Start of Collected data

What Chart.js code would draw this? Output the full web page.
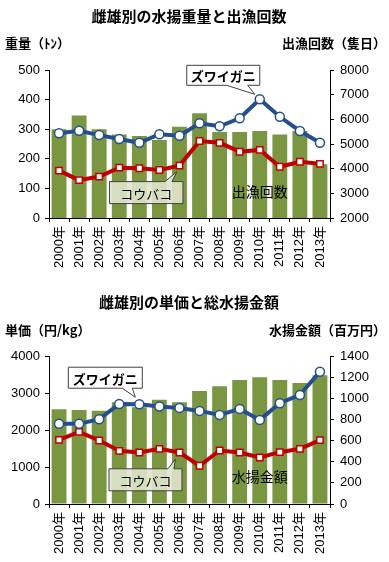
<!DOCTYPE html>
<html>
<head>
<meta charset="utf-8">
<script src="https://cdn.jsdelivr.net/npm/chart.js@4.4.1/dist/chart.umd.min.js"></script>
<style>
  html, body { margin: 0; padding: 0; background: #fff; }
  .box { position: relative; width: 389px; }
</style>
</head>
<body>
<div class="box" style="height:280px"><canvas id="weight"></canvas></div>
<div class="box" style="height:282px"><canvas id="price"></canvas></div>
<script>
// data
const years = ["2000年", "2001年", "2002年", "2003年", "2004年", "2005年", "2006年",
               "2007年", "2008年", "2009年", "2010年", "2011年", "2012年", "2013年"];

// chart 1 : landings (t) and fishing trips
const trips        = [5600, 6160, 5600, 5390, 5320, 5160, 5700, 6250, 5490, 5490, 5530, 5390, 5530, 4180];
const zuwaiWeight  = [286, 295, 280, 267, 254, 283, 278, 320, 310, 337, 401, 342, 294, 254];
const koubakoWeight= [160, 128, 140, 170, 168, 162, 177, 260, 254, 224, 230, 173, 190, 183];
const weightTicks  = { min: 0, max: 500, step: 100 };
const tripTicks    = { min: 2000, max: 8000, step: 1000 };

// chart 2 : unit price (yen/kg) and total value (million yen)
const totalValue   = [897, 890, 881, 963, 916, 985, 963, 1069, 1114, 1173, 1199, 1173, 1145, 1218];
const zuwaiPrice   = [2166, 2166, 2292, 2705, 2697, 2633, 2597, 2516, 2408, 2570, 2273, 2724, 2948, 3576];
const koubakoPrice = [1734, 1950, 1716, 1437, 1392, 1491, 1392, 1033, 1446, 1392, 1257, 1401, 1491, 1726];
const priceTicks   = { min: 0, max: 4000, step: 1000 };
const valueTicks   = { min: 0, max: 1400, step: 200 };

const NUM_FONT = "'Liberation Sans', 'Noto Sans CJK JP', sans-serif";
const JP_FONT = "'Noto Sans CJK JP', sans-serif";
const BAR = '#7a9640';
const BLUE = '#234f8e';
const RED = '#c00000';

function callout(ctx, x, y, box, tail, text, fill, bold) {
  ctx.save();
  ctx.beginPath();
  ctx.moveTo(x + box.l, y + box.t);
  if (box.t < 0) {
    // tail hangs from the bottom edge
    ctx.lineTo(x + box.r, y + box.t);
    ctx.lineTo(x + box.r, y + box.b);
    ctx.lineTo(x + tail[1], y + box.b);
    ctx.lineTo(x + tail[2], y + tail[3]);
    ctx.lineTo(x + tail[0], y + box.b);
    ctx.lineTo(x + box.l, y + box.b);
  } else {
    // tail rises from the top edge
    ctx.lineTo(x + tail[0], y + box.t);
    ctx.lineTo(x + tail[2], y + tail[3]);
    ctx.lineTo(x + tail[1], y + box.t);
    ctx.lineTo(x + box.r, y + box.t);
    ctx.lineTo(x + box.r, y + box.b);
    ctx.lineTo(x + box.l, y + box.b);
  }
  ctx.closePath();
  ctx.fillStyle = fill;
  ctx.fill();
  ctx.strokeStyle = '#404040';
  ctx.lineWidth = 1;
  ctx.stroke();
  ctx.fillStyle = '#000';
  ctx.font = (bold ? 'bold ' : '') + '13px ' + JP_FONT;
  ctx.textAlign = 'center';
  ctx.textBaseline = 'middle';
  ctx.fillText(text, x + (box.l + box.r) / 2, y + (box.t + box.b) / 2 + 1);
  ctx.restore();
}

function makeChart(id, o) {
  const decor = {
    id: 'decor',
    afterDatasetsDraw(chart) {
      const ctx = chart.ctx;
      const zp = chart.getDatasetMeta(1).data[o.zuwaiAt];
      const kp = chart.getDatasetMeta(2).data[6];
      callout(ctx, zp.x, zp.y, o.zuwaiBox, o.zuwaiTail, 'ズワイガニ', '#ffffff', true);
      callout(ctx, kp.x, kp.y, o.kouBox, o.kouTail, 'コウバコ', 'rgba(224,227,204,0.9)', false);
      ctx.save();
      ctx.fillStyle = '#000';
      ctx.font = '14px ' + JP_FONT;
      ctx.textAlign = 'center';
      ctx.textBaseline = 'middle';
      ctx.fillText(o.barName, chart.scales.x.getPixelForValue(10), chart.scales.y.getPixelForValue(o.barNameAt));
      ctx.restore();
    },
    afterDraw(chart) {
      const ctx = chart.ctx;
      ctx.save();
      ctx.fillStyle = '#000';
      ctx.textBaseline = 'middle';
      ctx.font = 'bold 15px ' + JP_FONT;
      ctx.textAlign = 'center';
      ctx.fillText(o.title, 189, o.titleY);
      ctx.font = 'bold 13px ' + JP_FONT;
      ctx.textAlign = 'left';
      ctx.fillText(o.leftTitle, 5, o.axisTitleY);
      ctx.textAlign = 'right';
      ctx.fillText(o.rightTitle, 386, o.axisTitleY);
      ctx.restore();
    }
  };

  const axisGrid = { drawOnChartArea: false, color: '#000', tickLength: 4, tickColor: '#000' };
  const tickFont = { family: NUM_FONT, size: 13 };
  const plain = v => String(v);

  return new Chart(document.getElementById(id), {
    type: 'bar',
    data: {
      labels: years,
      datasets: [
        { type: 'bar', data: o.bars, yAxisID: 'y1', backgroundColor: BAR,
          barPercentage: 0.74, categoryPercentage: 1, order: 3 },
        { type: 'line', data: o.zuwai, yAxisID: 'y', borderColor: BLUE, borderWidth: 4,
          pointStyle: 'circle', pointRadius: 4.5, pointBackgroundColor: '#fff',
          pointBorderColor: BLUE, pointBorderWidth: 1.5, order: 1 },
        { type: 'line', data: o.koubako, yAxisID: 'y', borderColor: RED, borderWidth: 4,
          pointStyle: 'rect', pointRadius: 4.5, pointBackgroundColor: '#fff',
          pointBorderColor: RED, pointBorderWidth: 1.5, order: 2 }
      ]
    },
    options: {
      responsive: true,
      maintainAspectRatio: false,
      animation: false,
      layout: { padding: { top: o.top, left: 0, right: 0, bottom: 0 } },
      plugins: { legend: { display: false }, tooltip: { enabled: false } },
      scales: {
        x: {
          grid: Object.assign({ offset: true }, axisGrid),
          border: { color: '#000', width: 1 },
          ticks: { color: '#000', font: tickFont, minRotation: 90, maxRotation: 90, padding: 4, autoSkip: false },
          afterFit(s) { s.height = o.xHeight; }
        },
        y: {
          position: 'left',
          min: o.leftTicks.min, max: o.leftTicks.max,
          grid: axisGrid,
          border: { color: '#000', width: 1 },
          ticks: { color: '#000', font: tickFont, stepSize: o.leftTicks.step, padding: 5, callback: plain },
          afterFit(s) { s.width = 49; }
        },
        y1: {
          position: 'right',
          min: o.rightTicks.min, max: o.rightTicks.max,
          grid: axisGrid,
          border: { color: '#000', width: 1 },
          ticks: { color: '#000', font: tickFont, stepSize: o.rightTicks.step, padding: 6, callback: plain },
          afterFit(s) { s.width = 59; }
        }
      }
    },
    plugins: [decor]
  });
}

makeChart('weight', {
  title: '雌雄別の水揚重量と出漁回数', titleY: 16,
  leftTitle: '重量（ﾄﾝ）', rightTitle: '出漁回数（隻日）', axisTitleY: 43,
  top: 70, xHeight: 62,
  bars: trips, zuwai: zuwaiWeight, koubako: koubakoWeight,
  leftTicks: weightTicks, rightTicks: tripTicks,
  barName: '出漁回数', barNameAt: 90,
  zuwaiAt: 10,
  zuwaiBox: { l: -73, r: 0, t: -34, b: -14 }, zuwaiTail: [-33, -12, -5, -5],
  kouBox: { l: -70, r: 3.5, t: 16, b: 38 }, kouTail: [-14.5, -7.5, -2.5, 6]
});

makeChart('price', {
  title: '雌雄別の単価と総水揚金額', titleY: 22,
  leftTitle: '単価（円/kg）', rightTitle: '水揚金額（百万円）', axisTitleY: 50,
  top: 76, xHeight: 58,
  bars: totalValue, zuwai: zuwaiPrice, koubako: koubakoPrice,
  leftTicks: priceTicks, rightTicks: valueTicks,
  barName: '水揚金額', barNameAt: 740,
  zuwaiAt: 4,
  zuwaiBox: { l: -71, r: 3, t: -37, b: -16 }, zuwaiTail: [-17, -7, -4, -7],
  kouBox: { l: -70.5, r: 2.5, t: 16.3, b: 38.3 }, kouTail: [-11.5, -5.5, -4, 6.6]
});
</script>
</body>
</html>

End of Collected data

Required task | Reproduce the material above exactly, first line through the line that contains "const RED = '#c00000';", minus the pictures.

Written response |
What Chart.js code would draw this? Output the full web page.
<!DOCTYPE html>
<html>
<head>
<meta charset="utf-8">
<script src="https://cdn.jsdelivr.net/npm/chart.js@4.4.1/dist/chart.umd.min.js"></script>
<style>
  html, body { margin: 0; padding: 0; background: #fff; }
  .box { position: relative; width: 389px; }
</style>
</head>
<body>
<div class="box" style="height:280px"><canvas id="weight"></canvas></div>
<div class="box" style="height:282px"><canvas id="price"></canvas></div>
<script>
// data
const years = ["2000年", "2001年", "2002年", "2003年", "2004年", "2005年", "2006年",
               "2007年", "2008年", "2009年", "2010年", "2011年", "2012年", "2013年"];

// chart 1 : landings (t) and fishing trips
const trips        = [5600, 6160, 5600, 5390, 5320, 5160, 5700, 6250, 5490, 5490, 5530, 5390, 5530, 4180];
const zuwaiWeight  = [286, 295, 280, 267, 254, 283, 278, 320, 310, 337, 401, 342, 294, 254];
const koubakoWeight= [160, 128, 140, 170, 168, 162, 177, 260, 254, 224, 230, 173, 190, 183];
const weightTicks  = { min: 0, max: 500, step: 100 };
const tripTicks    = { min: 2000, max: 8000, step: 1000 };

// chart 2 : unit price (yen/kg) and total value (million yen)
const totalValue   = [897, 890, 881, 963, 916, 985, 963, 1069, 1114, 1173, 1199, 1173, 1145, 1218];
const zuwaiPrice   = [2166, 2166, 2292, 2705, 2697, 2633, 2597, 2516, 2408, 2570, 2273, 2724, 2948, 3576];
const koubakoPrice = [1734, 1950, 1716, 1437, 1392, 1491, 1392, 1033, 1446, 1392, 1257, 1401, 1491, 1726];
const priceTicks   = { min: 0, max: 4000, step: 1000 };
const valueTicks   = { min: 0, max: 1400, step: 200 };

const NUM_FONT = "'Liberation Sans', 'Noto Sans CJK JP', sans-serif";
const JP_FONT = "'Noto Sans CJK JP', sans-serif";
const BAR = '#7a9640';
const BLUE = '#234f8e';
const RED = '#c00000';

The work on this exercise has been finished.